Here's a physical model of how higher derivatives work.
Suppose you're driving a car, and you stop for a red light.
The car has an automatic transmission, and the shift lever is at "Drive".
If you have driven such a car, you know that you need to keep the brake
pedal depressed in order to keep it stopped. If your foot were not on
the brake pedal, the transmission would transmit some amount of
force from the engine to the wheels of the car, accelerating the car forward.
If the brakes were released instantly, then--that is, if we went from
enough braking force to keep the car motionless to no braking force at all,
with no in-between settings of the brakes--a plot of the car's progress
along the road might look much like a parabola, at least for a few moments:
the distance moved would be determined by a speed (i.e. gradient of distance) that is initially zero
but that increases linearly with every passing millisecond.
The sudden change in acceleration could also cause you a bit of
discomfort as the back of your seat suddenly pushed against you;
you might feel your neck snap back a bit.
But brake pedals don't instantly go from all the way down to all the way up.
What actually happens is you start letting up the brake pedal at some rate.
At some point the pedal will be down just far enough to cause just enough
braking force to hold the car in place; any further raising of the pedal
will reduce the braking force enough to allow the transmission to
start moving the car.
But since the braking force is (for a moment) almost enough to hold
the car in place, the car does not accelerate as fast as it would
without any braking.
Instead, the acceleration of the car goes from zero gradually up to
whatever acceleration the engine can provide at idle.
(I'm assuming you haven't started stepping on the accelerator yet.)
If we set our time axis so that $t = 0$ at the exact instant when the
braking force was just sufficient to stop the car from moving,
we see that the acceleration of the car is zero at $t = 0$,
but positive at any instant after $t = 0$; and the
distance the car has moved is also positive at any instant after $t = 0$.
That's an example of a non-zero third derivative that allows us to
start moving a the same instant that we have a zero second derivative.
Now imagine that while waiting at the stop light, you were holding the
brake pedal down just barely enough to keep the car stopped.
When you release the brake pedal, it does not go from "not moving"
to "rising at $10$ cm/sec" (or whatever rate a brake pedal rises at)
instantaneously.
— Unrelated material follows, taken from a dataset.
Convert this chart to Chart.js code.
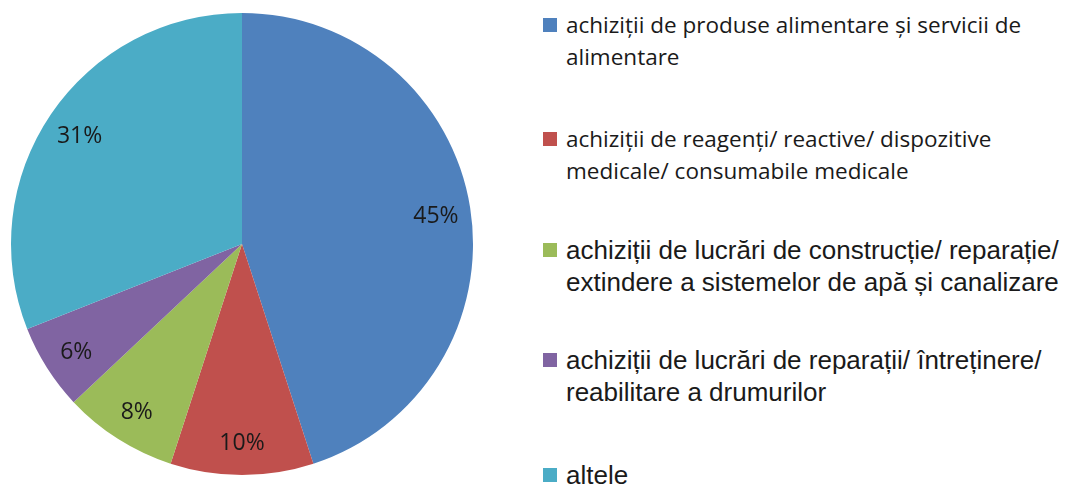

Rather, when you release the force with which you
held the brake pedal down, it accelerates upward.
So at $t = 0$, the rate at which the braking force decreases,
which gave us the third derivative of the car's distance traveled,
is zero, but at any time after $t = 0$, the car has moved.
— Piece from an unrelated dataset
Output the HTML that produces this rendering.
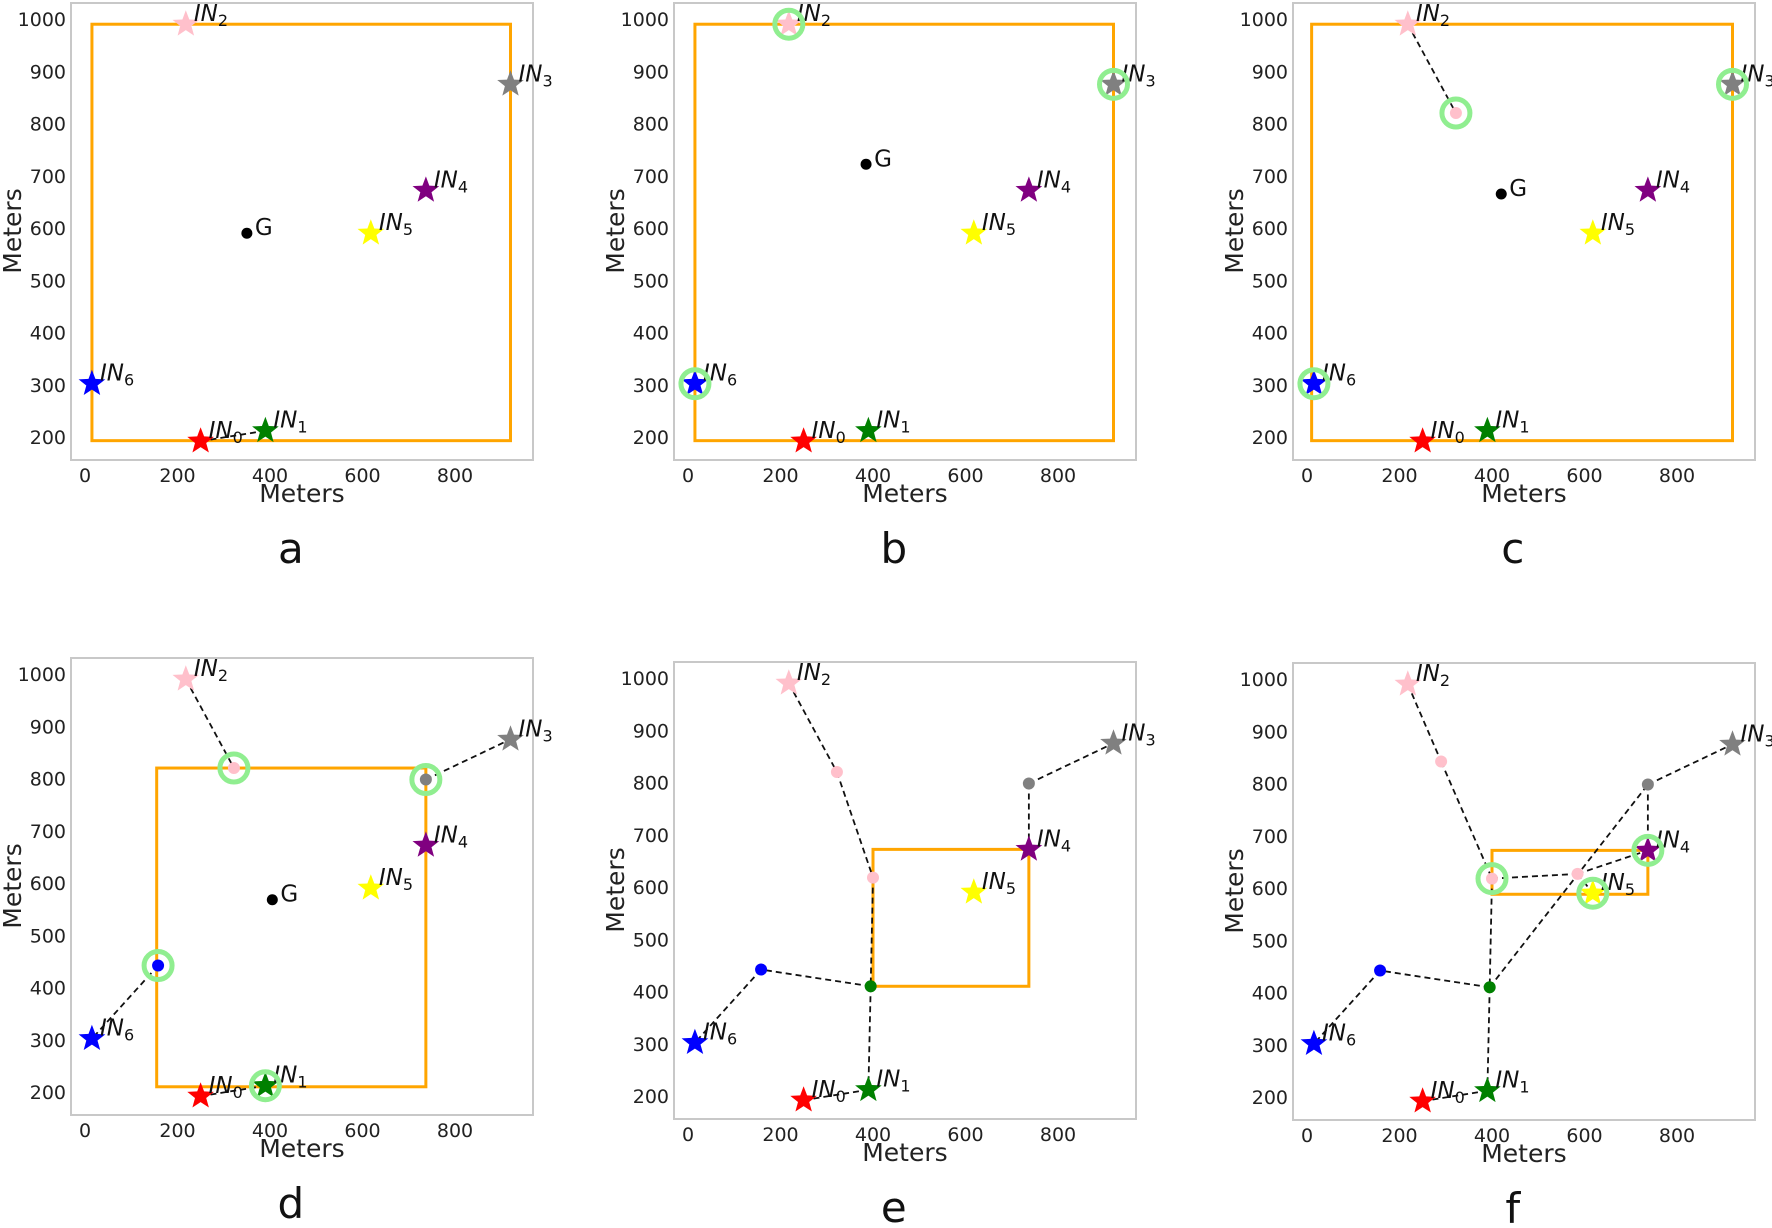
<!DOCTYPE html>
<html><head><meta charset="utf-8">
<style>
html,body{margin:0;padding:0;background:#fff;}
svg{display:block;font-family:"DejaVu Sans","Liberation Sans",sans-serif;}
</style></head>
<body>
<svg id="s" width="1772" height="1228" viewBox="0 0 1772 1228" xmlns="http://www.w3.org/2000/svg"></svg>
<script>
var S=document.getElementById('s');var NS='http://www.w3.org/2000/svg';
function el(t,a,txt){var e=document.createElementNS(NS,t);for(var k in a)e.setAttribute(k,a[k]);if(txt!==undefined)e.textContent=txt;S.appendChild(e);return e;}
var P={IN0:[250,192,'red'],IN1:[390,212,'green'],IN2:[218,990,'pink'],IN3:[920,875,'gray'],IN4:[737,672,'purple'],IN5:[618,590,'yellow'],IN6:[15,302,'blue']};
function star(cx,cy,r,c){var p=[];for(var i=0;i<10;i++){var a=-Math.PI/2+i*Math.PI/5;var rr=i%2?r*0.42:r;p.push((cx+rr*Math.cos(a)).toFixed(1)+','+(cy+rr*Math.sin(a)).toFixed(1));}el('polygon',{points:p.join(' '),fill:c});}
function panel(ox,oy,letter,d){
 var X=function(v){return ox+14+v*0.4625},Y=function(v){return oy+16+(1000-v)*0.5225};
 el('rect',{x:ox,y:oy,width:462,height:457,fill:'none',stroke:'#c8c8c8','stroke-width':2});
 for(var v=200;v<=1000;v+=100)el('text',{x:ox-5,y:Y(v)+7,'text-anchor':'end','font-size':19,fill:'#222'},v);
 for(var v=0;v<=800;v+=200)el('text',{x:X(v),y:oy+479,'text-anchor':'middle','font-size':19,fill:'#222'},v);
 el('text',{x:X(469),y:oy+499,'text-anchor':'middle','font-size':25,fill:'#222'},'Meters');
 var yc=oy+228;el('text',{x:ox-50,y:yc,'text-anchor':'middle','font-size':25,fill:'#222',transform:'rotate(-90 '+(ox-50)+' '+yc+')'},'Meters');
 el('text',{x:X(445),y:oy+560,'text-anchor':'middle','font-size':42,fill:'#111'},letter);
 var b=d.box;el('rect',{x:X(b[0]),y:Y(b[3]),width:X(b[2])-X(b[0]),height:Y(b[1])-Y(b[3]),fill:'none',stroke:'orange','stroke-width':3});
 function pt(n){return typeof n=='string'?P[n]:n;}
 d.lines.forEach(function(l){var a=pt(l[0]),c=pt(l[1]);el('line',{x1:X(a[0]),y1:Y(a[1]),x2:X(c[0]),y2:Y(c[1]),stroke:'#111','stroke-width':1.8,'stroke-dasharray':'6,4'});});
 d.dots.forEach(function(p){el('circle',{cx:X(p[0]),cy:Y(p[1]),r:6,fill:p[2]});});
 if(d.G){el('circle',{cx:X(d.G[0]),cy:Y(d.G[1]),r:5.5,fill:'#000'});el('text',{x:X(d.G[0])+8,y:Y(d.G[1])+2,'font-size':23,fill:'#111'},'G');}
 for(var k in P){var p=P[k];star(X(p[0]),Y(p[1]),14,p[2]);var t=el('text',{x:X(p[0])+8,y:Y(p[1])-3,'font-size':23,fill:'#111','font-style':'italic'},'IN');var ts=document.createElementNS(NS,'tspan');ts.setAttribute('font-size',16);ts.setAttribute('font-style','normal');ts.setAttribute('dy',5);ts.textContent=k.slice(2);t.appendChild(ts);}
 d.circ.forEach(function(n){var p=pt(n);el('circle',{cx:X(p[0]),cy:Y(p[1]),r:14,fill:'none',stroke:'#90ee90','stroke-width':5});});
}
var pk1=[322,820,'pink'],gr=[737,798,'gray'],bl=[158,442,'blue'],gn=[395,410,'green'],pk2=[400,618,'pink'];
panel(71,3,'a',{box:[15,193,920,990],lines:[['IN0','IN1']],dots:[],G:[350,590],circ:[]});
panel(674,3,'b',{box:[15,193,920,990],lines:[],dots:[],G:[385,722],circ:['IN2','IN3','IN6']});
panel(1293,3,'c',{box:[10,193,920,990],lines:[['IN2',pk1]],dots:[pk1],G:[420,665],circ:[pk1,'IN3','IN6']});
panel(71,658,'d',{box:[155,210,737,820],lines:[['IN0','IN1'],['IN2',pk1],[gr,'IN3'],[bl,'IN6']],dots:[pk1,gr,bl],G:[405,568],circ:[pk1,gr,bl,'IN1']});
panel(674,662,'e',{box:[400,410,737,672],lines:[['IN0','IN1'],['IN2',pk1],[pk1,pk2],[pk2,gn],[gn,'IN1'],[gn,bl],[bl,'IN6'],[gr,'IN3'],[gr,'IN4']],dots:[pk1,pk2,gr,bl,gn],circ:[]});
var pf1=[290,842,'pink'],pk3=[585,627,'pink'];
panel(1293,663,'f',{box:[400,588,737,672],lines:[['IN0','IN1'],['IN2',pf1],[pf1,pk2],[pk2,pk3],[pk3,'IN5'],[pk3,'IN4'],[pk2,gn],[gn,gr],[gr,'IN4'],[gr,'IN3'],[gn,bl],[bl,'IN6'],[gn,'IN1']],dots:[pf1,pk2,pk3,gr,bl,gn],circ:[pk2,'IN5','IN4']});
</script>
</body></html>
So at $t = 0$, we have zero distance traveled, zero speed,
zero second derivative, and zero third derivative, but
for any $t > 0$ all those things are positive.
If you take into account that relaxing your leg muscles (to release the
brake) is also a gradual process, that makes the fourth derivative
zero as well, though the fifth or sixth derivative might be non-zero.
And so forth.
In other words, you can think of the motion of a car,
or the rise and/or fall of the graph of a function,
and something controlled by a possibly quite long chain of causation.
You can have several derivatives that are all zero at a particular
instant of time or value of $x$,
but as long as the next higher derivative is positive,
you will see positive motion.
With the first three derivatives all zero,
a positive fourth derivative causes the third derivative to increase,
which starts to cause the second derivative to increase,
which starts to cause the first derivative to increase,
which starts to cause the function value to increase.